When you put your face under water and try looking without a face mask, everything looks blurred, because the change of index of refraction in going from water to eye is not very great. As a simplification, assume there is no change in index. Also assume your eye lens has very little effect, as if all the focusing were done at the first air-to-eye interface. (This is a crude approximation. Actually, you can see underwater to same extent.) Assume the focal length of that first surface is \(3 \mathrm{~cm}\), and that a parallel beam of light in air is brought to a focus at the retina. When you look underwater, you lose that focusing action. Design glasses that can be worn underwater so as to enable you to see clearly. Use glass with index of refraction 1.5. Show that if the focal length when used underwater is \(3 \mathrm{~cm}\), then the focal length when used in air is about \(1 \mathrm{~cm} .\) If one of these glass lenses is used as an ordinary magnifying glass what is its magnification? Suppose you use an ordinary glass marble for the lens. You want to form an image (of a parallel beam in water) \(3 \mathrm{~cm}\) behind the rear surface of the marble. What should be the diameter of the marble?

Light is emitted from an unpolarized point source. First it passes through a linear polarizer with easy transmission axis at 45 deg to the \(x\) and \(y\) axes. Then it is incident on a double slit.
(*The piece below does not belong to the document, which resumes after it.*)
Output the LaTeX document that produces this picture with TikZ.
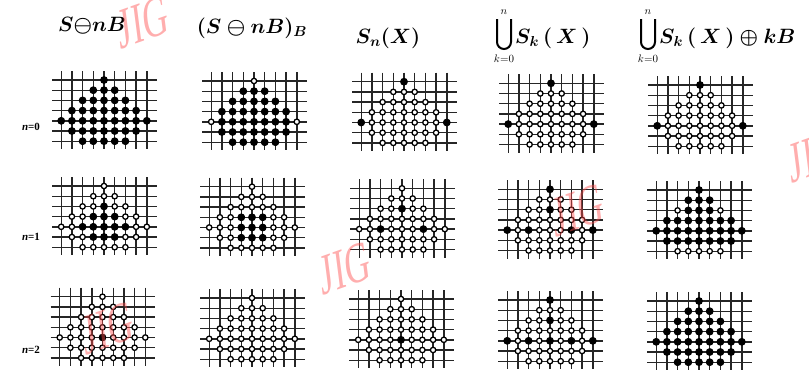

Each slit is covered by a linear polarizer, one slit having the polarization axis along \(\hat{x}\), the other having it along \(\hat{y}\). (a) Suppose you look at the interference pattern with the unaided eye. Do you expect to have the usual two-slit interference pattern? What do you expect? (b) Next suppose you look at the interference pattern while holding a polaroid linear polarizer in front of one eye. What do you expect to see? What happens as you rotate the polaroid in front of your eye? (c) Now suppose you look at the pattern through a circular polarizer run backward as an analyzer. What pattern do you expect to see? There are many nice variations you can make on this problem: (i) Put a righthanded circular polarizer over one slit and a left-banded circular polarizer over the other and repeat the above observations. (ii) Add a quarter- or half-wave plate just behind the slits, etc.